“In-Substance Loan Defeasance ” And Loan Participation Percentages: Terminology Of The Emerging Thought Of The IASB…
The new global accounting rules are now upon us. The so-called “New World Order” is effectively now spoken about in the present tense. The Financial Accounting Standards Board [FASB] and the International Accounting Standards Board [IASB] have joined forces to present a handful of international accounting standards, which technically means that rules are being crafted as we speak to manage the new financial world order. Called the International Accounting Standards [IAS], the most prominent of these new global accounting rules is perhaps IAS 39 on “derecognition”.
The management of debt-based assets is upon us, and the so-called ‘globalists’ and the ‘oligarchs’ square off. The G2 is now official jargon of the accounting “community”, as it were. At stake are trillions of dollars of debt-based capital. Assets always equaling liabilities and equity, the winner in any economic stand-off is the one who holds either the assets, the debt, or the equity, the latter being at war vying for the assets.
The players in this game are an odd mixture of economists, financiers, and accounting and taxation theorists, together with political strategists and media experts who generally view the world within the context of the emergence of China as an economic powerhouse and veto power in the UN Security Council. Historically, the precedent for national mergers and acquisitions if you will is set against the rise of an economic power that stands to rival those which preceded it.
Perhaps from the point of view that the irrelevance of that which was formerly was relevant is most noteworthy in terms of understanding where the new rules are taking us. In short, welcome to the debt-based economy. Laying aside assets for a moment, the supply of debt is being viewed as determining fair value, with demand being easily measurable. In this model, demand, or assets, is predetermined, and supply, or debt, is just a simple mathematical measurement. Tastes which drive markets are found to be easily molded, and, according to the “experts”, debt is simply a measurement of the allocation of these assets. Thus, at least according to the new global rules, how one goes about classifying debt becomes tantamount to expressing value. The other side of the equation is easily measurable, i.e., controllable.
Behold some of the new language being employed in the IFRS: “In-substance loan defeasance”, which technically means that those who are the owners of income-producing property will, under these rules, have the ability to unlink property from debt on a balance sheet, which technically is already being done with toxic mortgage-backed assets. Let’s say Mr. A owns a commercial building and the debt for the building is shown on his balance sheet as being tied to the building. According to the IFRS, Mr.
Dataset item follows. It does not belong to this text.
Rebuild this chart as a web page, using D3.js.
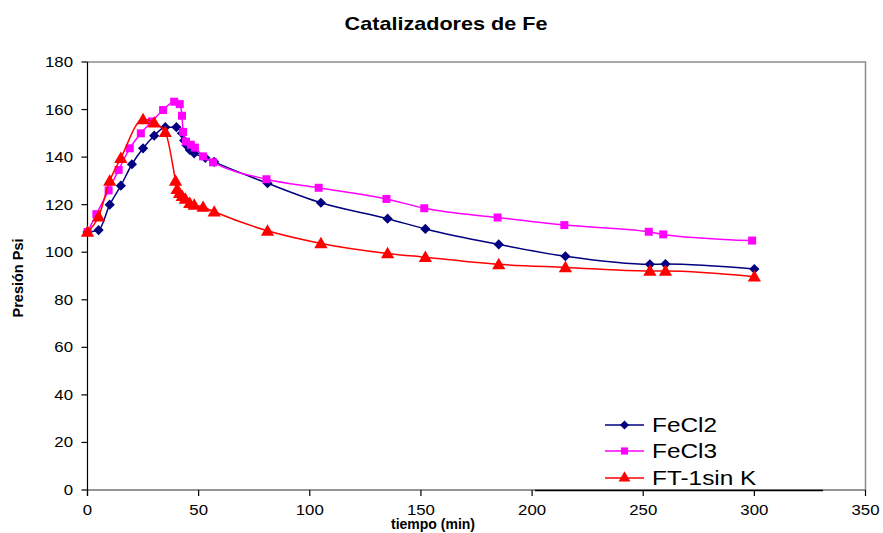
<!DOCTYPE html>
<html>
<head>
<meta charset="utf-8">
<script src="https://cdn.jsdelivr.net/npm/d3@7"></script>
<style>
  html, body { margin: 0; padding: 0; background: #fff; }
  svg { display: block; font-family: Arial, "Liberation Sans", sans-serif; }
</style>
</head>
<body>
<svg id="chart" width="883" height="533"></svg>
<script>
// Pressure (psi) over time (min) for three Fe catalysts
const seriesNames = ["FeCl2", "FeCl3", "FT-1sin K"];

const fecl2Time  = [0, 5, 10, 15, 20, 25, 30, 35, 40, 42.5, 43.5, 44.5, 46, 48, 53, 57, 81, 105, 135, 152, 185, 215, 253, 260, 300];
const fecl2Pres  = [108.5, 109.3, 120, 128, 137, 143.7, 149, 152.6, 152.6, 150, 147, 145, 143, 141.6, 139.7, 138, 129, 120.8, 114.1, 109.8, 103.3, 98.3, 94.9, 95, 92.9];

const fecl3Time  = [0, 4, 9.5, 14, 19, 24, 29, 34, 39, 41.5, 42.5, 43, 44.3, 46.5, 48.3, 52, 56.5, 80.5, 104, 134.5, 151.5, 184.5, 214.5, 252.5, 259, 299];
const fecl3Pres  = [108.5, 116, 126, 134.6, 143.7, 150, 155, 159.8, 163.3, 162.3, 157.4, 150.6, 146.5, 145.2, 144, 140.3, 137.8, 130.7, 127.1, 122.4, 118.5, 114.6, 111.4, 108.6, 107.5, 104.9];

const ft1Time    = [0, 5, 10, 15, 25, 30, 35, 39.6, 40.3, 41.4, 42.6, 44, 46, 48, 52, 57, 81, 105, 135, 152, 185, 215, 253, 260, 300];
const ft1Pres    = [108.5, 115, 130, 139.6, 155.9, 154.5, 150.5, 130, 126.5, 124.8, 123.6, 122.4, 120.6, 119.9, 119, 117, 109, 103.7, 99.5, 97.9, 94.9, 93.6, 92.1, 92.1, 89.7];

const xTicks = [0, 50, 100, 150, 200, 250, 300, 350];
const yTicks = [0, 20, 40, 60, 80, 100, 120, 140, 160, 180];

const colors  = ["#000080", "#ff00ff", "#ff0000"];
const symbols = [d3.symbolDiamond2, d3.symbolSquare, d3.symbolTriangle];
const symSize = [66, 64, 76];

const series = [
  fecl2Time.map((t, i) => ({ t, p: fecl2Pres[i] })),
  fecl3Time.map((t, i) => ({ t, p: fecl3Pres[i] })),
  ft1Time.map((t, i) => ({ t, p: ft1Pres[i] }))
];

const svg = d3.select("#chart");
const plot = { left: 87.5, right: 865.5, top: 62, bottom: 490 };

const x = d3.scaleLinear().domain([0, 350]).range([plot.left, plot.right]);
const y = d3.scaleLinear().domain([0, 180]).range([plot.bottom, plot.top]);

// Place text with a slight horizontal stretch
function placeText(sel, px, py, sx) {
  sel.attr("x", 0).attr("y", 0)
     .attr("transform", `translate(${px},${py}) scale(${sx},1)`);
  return sel;
}

// Plot area frame (top and right edges)
svg.append("path")
  .attr("d", `M${plot.left},${plot.top}H${plot.right}V${plot.bottom}`)
  .attr("fill", "none").attr("stroke", "#8c8c8c").attr("stroke-width", 1.5);

// Title
placeText(svg.append("text"), 446, 30, 1.2)
  .attr("text-anchor", "middle").attr("font-weight", "bold")
  .attr("font-size", 18).text("Catalizadores de Fe");

// X axis
const gx = svg.append("g").attr("transform", `translate(0,${plot.bottom})`);
gx.append("line").attr("x1", plot.left).attr("x2", plot.right)
  .attr("stroke", "#707070").attr("stroke-width", 1.5);
gx.selectAll("line.tick").data(xTicks).join("line").attr("class", "tick")
  .attr("x1", d => x(d)).attr("x2", d => x(d)).attr("y1", 0).attr("y2", 6)
  .attr("stroke", "#000").attr("stroke-width", 1.2);
gx.selectAll("text").data(xTicks).join("text")
  .each(function (d) { placeText(d3.select(this), x(d), 25, 1.2); })
  .attr("text-anchor", "middle").attr("font-size", 14).text(d => d);

// Y axis
const gy = svg.append("g");
gy.append("line").attr("x1", plot.left).attr("x2", plot.left)
  .attr("y1", plot.top).attr("y2", plot.bottom + 6)
  .attr("stroke", "#000").attr("stroke-width", 1.2);
gy.selectAll("line.tick").data(yTicks).join("line").attr("class", "tick")
  .attr("x1", plot.left - 6).attr("x2", plot.left).attr("y1", d => y(d)).attr("y2", d => y(d))
  .attr("stroke", "#000").attr("stroke-width", 1.2);
gy.selectAll("text").data(yTicks).join("text")
  .each(function (d) { placeText(d3.select(this), 73, y(d) + 5, 1.2); })
  .attr("text-anchor", "end").attr("font-size", 14).text(d => d);

// Axis titles
svg.append("text").attr("x", 433).attr("y", 529)
  .attr("text-anchor", "middle").attr("font-weight", "bold")
  .attr("font-size", 14).text("tiempo (min)");
svg.append("text")
  .attr("transform", `translate(23,${278}) rotate(-90)`)
  .attr("text-anchor", "middle").attr("font-weight", "bold")
  .attr("font-size", 14.5).text("Presión Psi");

// Series lines and markers
const line = d3.line().x(d => x(d.t)).y(d => y(d.p)).curve(d3.curveMonotoneX);
series.forEach((data, i) => {
  const g = svg.append("g");
  g.append("path").datum(data).attr("d", line)
    .attr("fill", "none").attr("stroke", colors[i]).attr("stroke-width", 1.5);
  g.selectAll("path.mark").data(data).join("path").attr("class", "mark")
    .attr("d", d3.symbol(symbols[i], symSize[i]))
    .attr("transform", d => `translate(${x(d.t)},${y(d.p) + (i === 2 ? 1 : 0)})`)
    .attr("fill", colors[i]);
});

// Legend
const legendRows = [425, 451, 478];
const lg = svg.append("g");
seriesNames.forEach((name, i) => {
  lg.append("line").attr("x1", 605).attr("x2", 644)
    .attr("y1", legendRows[i]).attr("y2", legendRows[i])
    .attr("stroke", colors[i]).attr("stroke-width", 1.5);
  lg.append("path").attr("d", d3.symbol(symbols[i], symSize[i] * 0.8))
    .attr("transform", `translate(624.5,${legendRows[i]})`).attr("fill", colors[i]);
  placeText(lg.append("text"), 652, legendRows[i] + 7, 1.22)
    .attr("font-size", 20).text(name);
});
lg.append("line").attr("x1", 535).attr("x2", 823).attr("y1", 490.5).attr("y2", 490.5)
  .attr("stroke", "#000").attr("stroke-width", 1.5);
</script>
</body>
</html>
A has the ability under the IFRS to classify another liability or perhaps no liability at all in some circumstances as an “in-substance loan defeasance”, and thus there is no “linkage” of the asset to the original underlying liability. In short, debt and assets can be freed up and interchanged or swapped, thus giving rise to a host of differing financial reporting results.
Could a more easily adaptable approach toward substituting assets and liabilities on the reporting level be the best approach toward managing the seamless global financial behemoth of the not-too-distant future, er, present? Perhaps. Yet, whatever the presumed outcome may be, the simple preponderance of this mode of thinking is now not outside the reach of theoretical minds. The pros and cons of shifting toward a new and more efficient definition of a balance sheet has been forever on strategists’ minds. One can see it clearly see it here taking shape on the IASB agenda.
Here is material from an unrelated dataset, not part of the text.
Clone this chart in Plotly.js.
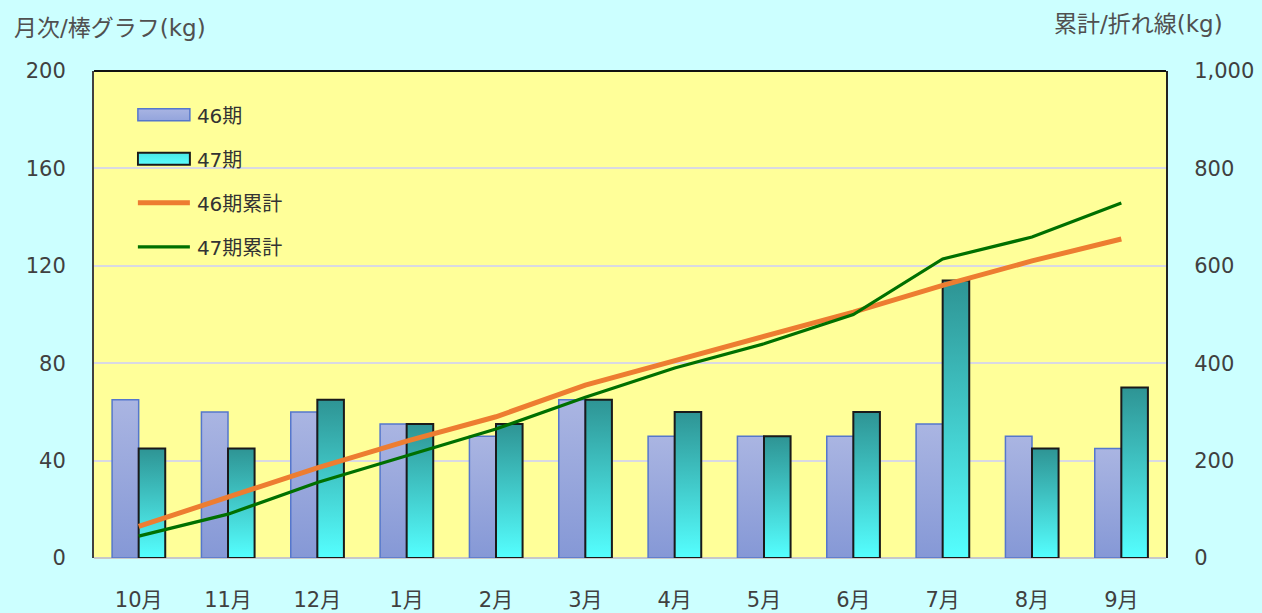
<!DOCTYPE html>
<html><head><meta charset="utf-8">
<script src="https://cdn.plot.ly/plotly-3.0.1.min.js"></script>
<style>html,body{margin:0;padding:0;background:#ccffff;} #chart{width:1262px;height:613px;}</style>
</head><body><div id="chart"></div>
<script>
const months = ['10月','11月','12月','1月','2月','3月','4月','5月','6月','7月','8月','9月'];
const monthly46 = [65,60,60,55,50,65,50,50,50,55,50,45];
const monthly47 = [45,45,65,55,55,65,60,50,60,114,45,70];
const cumulative46 = [65,125,185,240,290,355,405,455,505,560,610,655];
const cumulative47 = [45,90,155,210,265,330,390,440,500,614,659,729];
const seriesNames = ['46期','47期','46期累計','47期累計'];
const leftTitle = '月次/棒グラフ(kg)';
const rightTitle = '累計/折れ線(kg)';

const FONT = "'DejaVu Sans', 'Noto Sans CJK JP', sans-serif";

const data = [
  {type:'bar', name:seriesNames[0], x:months, y:monthly46, legendgroup:'a',
   marker:{color:'#9aa8dc', line:{color:'#5577cc', width:1.5}}},
  {type:'bar', name:seriesNames[1], x:months, y:monthly47, legendgroup:'b',
   marker:{color:'#44cccc', line:{color:'#1a1a1a', width:2}}},
  {type:'scatter', mode:'lines', name:seriesNames[2], x:months, y:cumulative46, yaxis:'y2', legendgroup:'c',
   line:{color:'#ed7d31', width:5}},
  {type:'scatter', mode:'lines', name:seriesNames[3], x:months, y:cumulative47, yaxis:'y2', legendgroup:'d',
   line:{color:'#007000', width:3.2}}
];

const layout = {
  width:1262, height:613,
  paper_bgcolor:'#ccffff', plot_bgcolor:'#ffff99',
  margin:{l:94, r:96, t:71, b:55},
  font:{family:FONT, size:20, color:'#404040'},
  barmode:'group', bargap:0.405, bargroupgap:0,
  showlegend:true,
  legend:{x:0.04, y:0.95, xanchor:'left', yanchor:'top', bgcolor:'rgba(0,0,0,0)',
          font:{size:20, color:'#333333', family:FONT}, tracegroupgap:15, itemwidth:50, traceorder:'grouped'},
  xaxis:{type:'category', tickfont:{size:21}, ticks:'', ticklabelstandoff:27, showline:false, showgrid:false, fixedrange:true},
  yaxis:{range:[0,200], dtick:40, tick0:0, gridcolor:'#d9d9e3', gridwidth:2,
         zeroline:true, zerolinecolor:'#c8c8c8', zerolinewidth:2,
         showline:true, linecolor:'#404040', linewidth:2, ticks:'', ticklabelstandoff:22, tickfont:{size:21}},
  yaxis2:{range:[0,1000], dtick:200, tick0:0, overlaying:'y', side:'right', showgrid:false, zeroline:false,
          showline:true, linecolor:'#222222', linewidth:2, tickformat:',', ticks:'', ticklabelstandoff:22, tickfont:{size:21}},
  shapes:[{type:'line', xref:'paper', yref:'paper', x0:0, x1:1, y0:1, y1:1, line:{color:'#111111', width:2}}],
  annotations:[
    {text:leftTitle, xref:'paper', yref:'paper', x:(12-94)/1072, xanchor:'left', y:1+(71-28)/487, yanchor:'middle',
     showarrow:false, font:{size:23, color:'#505050', family:FONT}},
    {text:rightTitle, xref:'paper', yref:'paper', x:(1052-94)/1072, xanchor:'left', y:1+(71-24)/487, yanchor:'middle',
     showarrow:false, font:{size:23, color:'#505050', family:FONT}}
  ]
};

Plotly.newPlot('chart', data, layout, {staticPlot:true}).then(gd => {
  try {
    const NS = 'http://www.w3.org/2000/svg';
    const svg = gd.querySelector('.main-svg');
    let defs = svg.querySelector('defs');
    if (!defs) { defs = document.createElementNS(NS,'defs'); svg.insertBefore(defs, svg.firstChild); }
    function grad(id, top, bottom) {
      const g = document.createElementNS(NS,'linearGradient');
      g.setAttribute('id', id);
      g.setAttribute('x1','0'); g.setAttribute('y1','0'); g.setAttribute('x2','0'); g.setAttribute('y2','1');
      [[0,top],[1,bottom]].forEach(([o,c]) => {
        const s = document.createElementNS(NS,'stop');
        s.setAttribute('offset', o); s.setAttribute('stop-color', c);
        g.appendChild(s);
      });
      defs.appendChild(g);
    }
    grad('g46', '#aab5e2', '#8598d6');
    grad('g47', '#2e9494', '#55ffff');
    grad('l46', '#a8b4e2', '#93a4dc');
    grad('l47', '#48e6e6', '#5cffff');
    const traces = gd.querySelectorAll('.barlayer .trace');
    const ids = ['g46','g47'];
    traces.forEach((t,i) => {
      t.querySelectorAll('.point path').forEach(p => { p.style.fill = 'url(#' + ids[i] + ')'; });
    });
    const legItems = gd.querySelectorAll('.legend .traces');
    legItems.forEach((it, i) => {
      if (i < 2) {
        it.querySelectorAll('.legendpoints path').forEach(p => {
          p.setAttribute('d', 'M1,-6h52v12h-52Z');
          p.setAttribute('transform', 'translate(0,0)');
          p.style.fill = 'url(#' + (i === 0 ? 'l46' : 'l47') + ')';
        });
      } else {
        it.querySelectorAll('.legendlines path').forEach(p => {
          p.setAttribute('d', 'M1,0h52');
        });
      }
    });
  } catch (e) { console.log(e); }
});
</script>
</body></html>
Looking back, the notion of “variable interest entities” may have seemed foreign until Andrew Fastow created many off-balance sheet entities for Enron in coordination with the “controlling financial interest” doctrine of ARB 51. Now, with the new global initiate well under way, the concept of tweaking balance sheets doesn’t seem so unrealistic, especially since the Federal Reserve resorted to it in full force after the meltdown of the securitized, aka debt-based, equity model. In accounting, there is no getting away from it though, debt and equity will always be in a tug of war for control of assets. With the advent of a new world financial imperative, or order if you will, the question of how to report the value of each has perhaps never been more in the forefront of international economic thought and practice.